CALGARY — A Calgary resident has pleaded guilty to a weapons offence his lawyer says he committed to try to get back to his homeland.

Vladimir Shulakov is stuck in Canada because the country he once fled no longer exists. Two of the nations which had been part of the Soviet Union, Russia and Moldova, won’t recognize him.

Shulakov pleaded guilty Tuesday to using a firearm while uttering threats. His lawyer said it was Shulakov’s attempt to get recognition of his plight.

Court heard a 911 call from April 2007 in which Shulakov calls police asking for them to come with a TV news crew.

“I start kill if you don’t have TV right now,” he said in the call.

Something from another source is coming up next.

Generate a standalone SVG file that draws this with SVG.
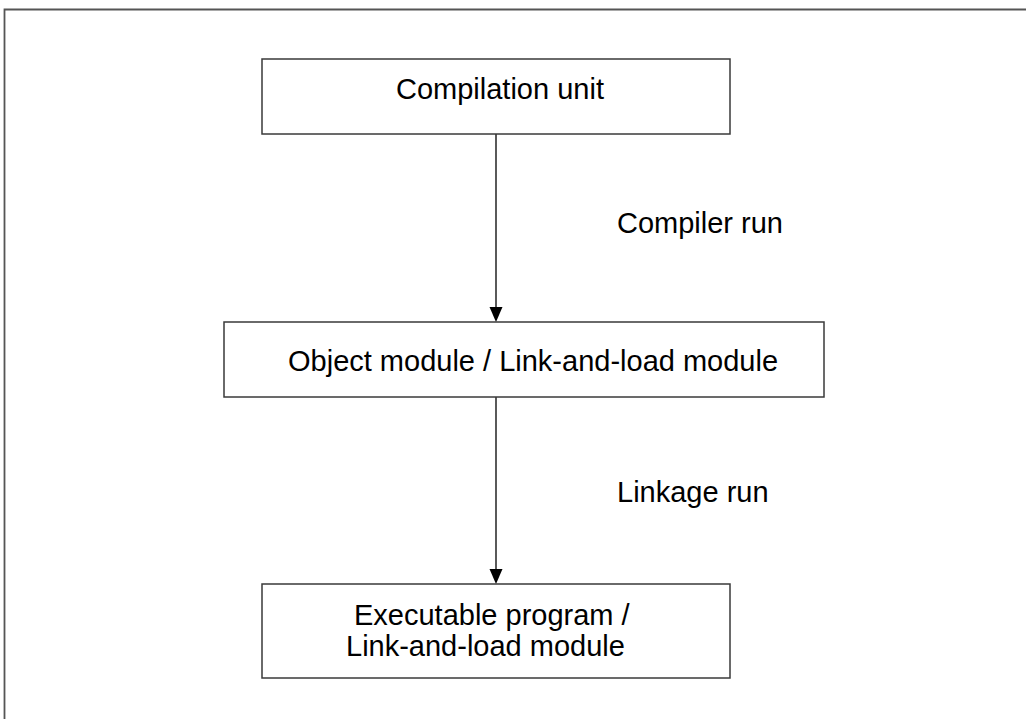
<svg xmlns="http://www.w3.org/2000/svg" width="1026" height="719" viewBox="0 0 1026 719">
<style>
.box{fill:#fff;stroke:#3a3a3a;stroke-width:1.5}
.lbl{font-family:"Liberation Sans",Arial,sans-serif;font-size:29px;fill:#000}
.conn{stroke:#000;stroke-width:1.3;fill:none}
.head{fill:#000}
</style>
<rect width="1026" height="719" fill="#fff"/>
<g id="frame">
<path d="M4.5,719 V9.5 H1026" fill="none" stroke="#555" stroke-width="1.8"/>
</g>
<g id="connectors">
<line class="conn" x1="496" y1="134" x2="496" y2="308"/>
<polygon class="head" points="489.5,307 502.5,307 496,322"/>
<line class="conn" x1="496" y1="397" x2="496" y2="570"/>
<polygon class="head" points="489.5,569 502.5,569 496,584"/>
<text class="lbl" x="617" y="233">Compiler run</text>
<text class="lbl" x="617" y="502">Linkage run</text>
</g>
<g id="node-compilation-unit">
<rect class="box" x="262" y="59" width="468" height="75"/>
<text class="lbl" x="396" y="99">Compilation unit</text>
</g>
<g id="node-object-module">
<rect class="box" x="224" y="322" width="600" height="75"/>
<text class="lbl" x="288" y="371">Object module / Link-and-load module</text>
</g>
<g id="node-executable-program">
<rect class="box" x="262" y="584" width="468" height="94"/>
<text class="lbl" x="354" y="625">Executable program /</text>
<text class="lbl" x="346" y="656">Link-and-load module</text>
</g>
</svg>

When officers arrested him, he was armed with two firearms.

Defence lawyer Adriano Iovinelli said Shulakov, 57, has been without legal status since he came to Canada in September 1992. He had fled the Soviet Union when a civil war broke out in Moldova.

All attempts to deport him failed, Iovinelli explained, because neither Moldova nor Russia would accept his client back.

“To this day I remain a citizen of the USSR, a country that has ceased to exist,” Shulakov said.

He was handed a 12-month sentence.

Actor Tom Hanks appeared in a 2004 movie called “The Terminal” about an Eastern European, who arrives at JFK Airport in New York after war breaks out in his country. He is denied entrance to the United States because he no longer has a valid passport, but can’t be deported either, so he lives in the airport terminal.